Major Issues in Agriculture of Haryana
Not with standing these very impressive achievements, the State is facing problems of decreasing size of farm holdings, decreasing cultivable area, increasing soil salinity, declining as well as rising water tables, imbalanced use of fertilizers and micro-nutrient deficiency, harsh climate, low forest cover (3.52%), considerable area still under rain fed farming (about 19%), lack of required processing and value addition facilities, storage constraints and off late shortage of labour for farming operations. All these factors are adversely affecting productivity enhancement. There is significant productivity gap in the field crops, horticultural crops and livestock. The State is deficit in pulses (except gram), vegetables and fruits. There is deceleration in total factor productivity particularly in rice, one of the main crops of the State. A lot remains to be done in case of land reforms, capital investment for infrastructure development, natural resource management, marketing, processing and value addition, improved environmental services, risk management, agricultural credit, insurance and agro-advisory services to the farmers. The State is yet to harness its comparative advantage using its niche for Murrah buffalo (to promote dairying and value added products), Basmati rice, guar, mushroom, poultry, fishery, arid horticulture, agro-forestry and agro-tourism. The plight of farmers, particularly small and marginal, women and agricultural labourers, in terms of income, profitability, sustainability and overall livelihood security, is a matter of continuing concern to policy makers, planners and development agencies. In the backdrop of these concerns, the proposed Agriculture Policy of Haryana will focus on agriculture and its allied sectors ensuring enhanced investments, increased production, productivity, sustainability and profitability. Such a policy, once in place, will trigger the process of accelerated, sustained and overall growth with human face.
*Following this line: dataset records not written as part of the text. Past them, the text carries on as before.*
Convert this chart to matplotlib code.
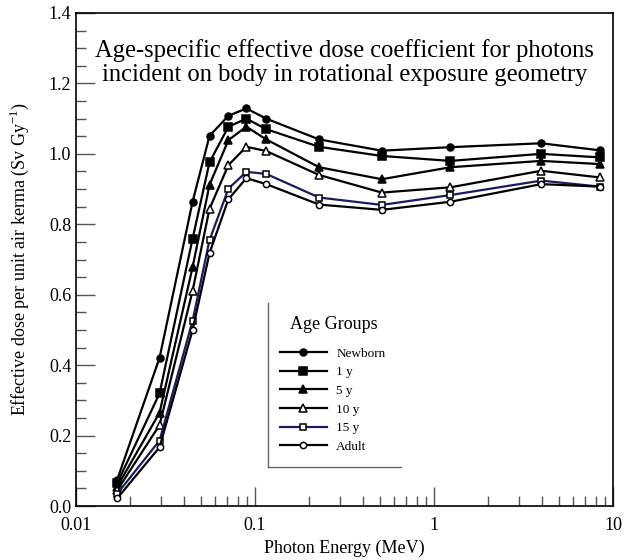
import numpy as np
import matplotlib
matplotlib.use('Agg')
import matplotlib.pyplot as plt
from matplotlib.ticker import FixedLocator, MultipleLocator, NullFormatter, FixedFormatter
from matplotlib.lines import Line2D

plt.rcParams['font.family'] = ['Liberation Serif', 'DejaVu Serif']
plt.rcParams['mathtext.fontset'] = 'custom'
plt.rcParams['mathtext.rm'] = 'Liberation Serif'

# photon energies (MeV)
energy = [0.017, 0.0293, 0.0448, 0.0557, 0.071, 0.0895, 0.1156, 0.228, 0.511, 1.236, 3.97, 8.45]

newborn = [0.075, 0.421, 0.864, 1.051, 1.108, 1.129, 1.100, 1.041, 1.009, 1.019, 1.030, 1.010]
y1 = [0.065, 0.320, 0.759, 0.976, 1.077, 1.100, 1.070, 1.020, 0.994, 0.980, 1.000, 0.990]
y5 = [0.055, 0.265, 0.678, 0.912, 1.039, 1.077, 1.041, 0.962, 0.928, 0.962, 0.980, 0.971]
y10 = [0.045, 0.230, 0.611, 0.844, 0.968, 1.020, 1.008, 0.940, 0.890, 0.905, 0.952, 0.933]
y15 = [0.035, 0.186, 0.526, 0.755, 0.901, 0.949, 0.943, 0.876, 0.855, 0.883, 0.924, 0.907]
adult = [0.022, 0.167, 0.500, 0.718, 0.871, 0.931, 0.914, 0.856, 0.841, 0.864, 0.914, 0.907]

labels = ['Newborn', '1 y', '5 y', '10 y', '15 y', 'Adult']
series = [newborn, y1, y5, y10, y15, adult]
markers = ['o', 's', '^', '^', 's', 'o']
fills = ['black', 'black', 'black', 'white', 'white', 'white']
colors = ['black', 'black', 'black', 'black', '#1c1c5c', 'black']
msizes = [5, 5.5, 5.5, 5.5, 4.5, 4.5]

fig = plt.figure(figsize=(6.25, 5.6), dpi=100)
ax = fig.add_axes([0.1216, 0.0964, 0.8592, 0.8804])

for vals, lab, m, fc, c, ms in zip(series, labels, markers, fills, colors, msizes):
    ax.plot(energy, vals, color=c, lw=1.6, marker=m, markersize=ms,
            markerfacecolor=fc, markeredgecolor='black', markeredgewidth=1.1, label=lab)

ax.set_xscale('log')
ax.set_xlim(0.01, 10)
ax.set_ylim(0, 1.4)

ax.xaxis.set_major_locator(FixedLocator([0.01, 0.1, 1, 10]))
ax.xaxis.set_major_formatter(FixedFormatter(['0.01', '0.1', '1', '10']))
ax.xaxis.set_minor_formatter(NullFormatter())
ax.yaxis.set_major_locator(MultipleLocator(0.2))
ax.yaxis.set_minor_locator(MultipleLocator(0.05))
ax.yaxis.set_major_formatter(matplotlib.ticker.FormatStrFormatter('%.1f'))

ax.tick_params(which='major', direction='in', length=14, width=1, labelsize=13,
               top=False, right=False, color='#555555')
ax.tick_params(axis='x', which='major', pad=8)
ax.tick_params(which='minor', direction='in', length=7, width=1,
               top=False, right=False, color='#555555')
for sp in ax.spines.values():
    sp.set_linewidth(1.2)

ax.set_xlabel('Photon Energy (MeV)', fontsize=13, labelpad=4)
ax.set_ylabel('Effective dose per unit air kerma (Sv Gy$^{\\mathregular{-1}}$)', fontsize=13, labelpad=13)

ax.text(0.5, 0.948, 'Age-specific effective dose coefficient for photons\nincident on body in rotational exposure geometry',
        transform=ax.transAxes, ha='center', va='top', fontsize=17.7, linespacing=1.12)

# legend: title as separate text, entries below
ax.text(0.48, 0.368, 'Age Groups', transform=ax.transAxes, ha='center', va='center', fontsize=13)
leg = ax.legend(loc='upper left', bbox_to_anchor=(0.362, 0.34), frameon=False,
                fontsize=9.5, handlelength=3.6, handletextpad=0.7, labelspacing=0.48,
                borderpad=0.2)

# partial legend frame (left and bottom edges)
ax.add_line(Line2D([0.357, 0.357], [0.079, 0.412], transform=ax.transAxes, color='#666666', lw=1))
ax.add_line(Line2D([0.357, 0.605], [0.079, 0.079], transform=ax.transAxes, color='#666666', lw=1))

fig.savefig('out.png', dpi=100)
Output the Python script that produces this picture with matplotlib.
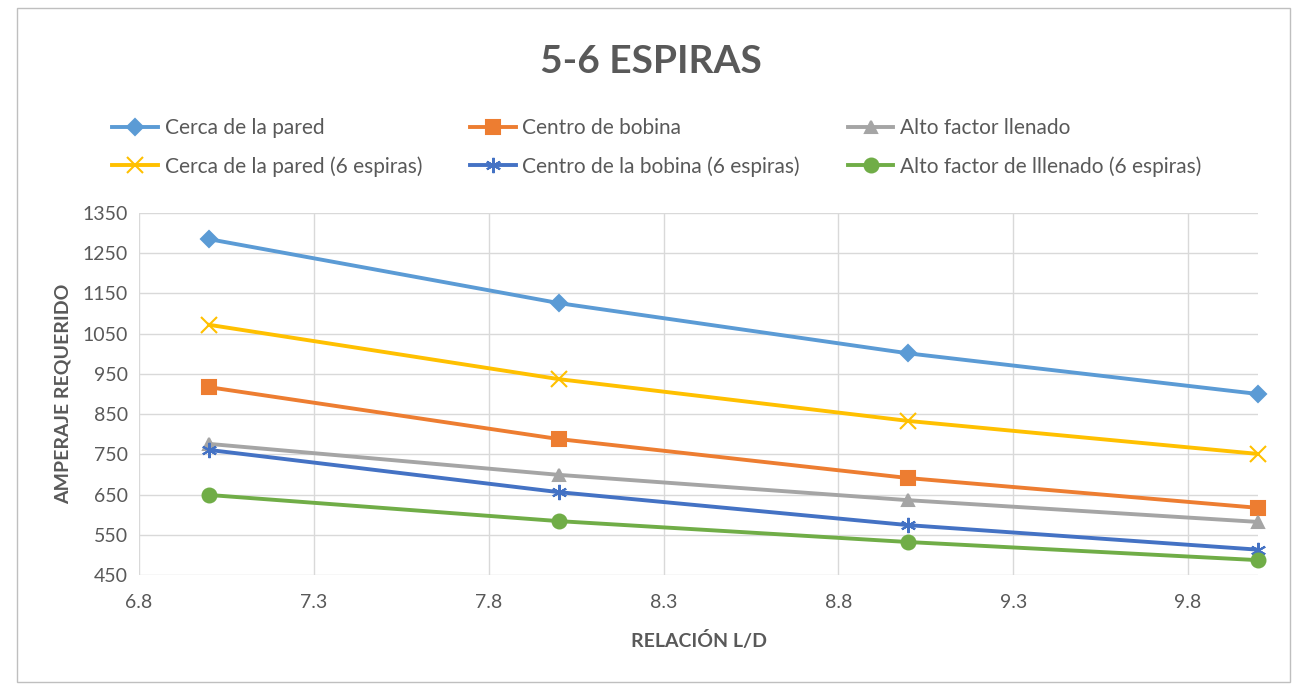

Way ahead in Agriculture of Haryana
Land Related Issues:
- Good cultivable land be protected from non-agricultural uses
- Diversion of only waste and less productive land for non- agriculture uses
- Declining soil health needs priority attention
- Emphasis on organic recycling and balanced use of nutrients Rules and procedures for land reforms to be revisited
- Scientific land use ensured for
Improving Water Use Efficiency:
- In situ water harvesting (Khet Ka Pani Khet Me)
- Discouraging flood irrigation by promoting micro-irrigation
- Irrigation management through Water User Associations (WUAs)
- Strict Enforcement of Ground Water Draft Bill 2008 and Preservation of Sub-soil Water Act 2009
- Speedy completion of irrigation projects
- Economic pricing of water
- Laser land leveling and water delivery system through pipes
- Recharging of aquifer Management and diversion of flood water.
Bio- resource Management of Agriculture of Haryana :
- Ban on crop residue burning
- Un-interrupted supply of electricity
- Reasonable pricing of different forms of energy
- Use of non-conventional sources of energy
- Optimization of cow dung use
- Establishment of organized timber markets
- Protecting valuable agrobiodiversity.
Meeting Crop Productivity Challenges:
- Narrowing existing yield gaps
- Breeding high yielding stress tolerant hybrids/ varieties/ species
- Production of enough good quality seeds
- Increased investment in research for development
- Promoting crop diversification.
Meeting the Productivity Challenges:
- Increased acreage under hybrids
- Large scale adoption of protected cultivation
- Development of functional foods and nutraceuticles using F&Vs and indigenous flora
- Promoting arid horticulture
- Emphasis on mushroom production and honey bee as pollinators.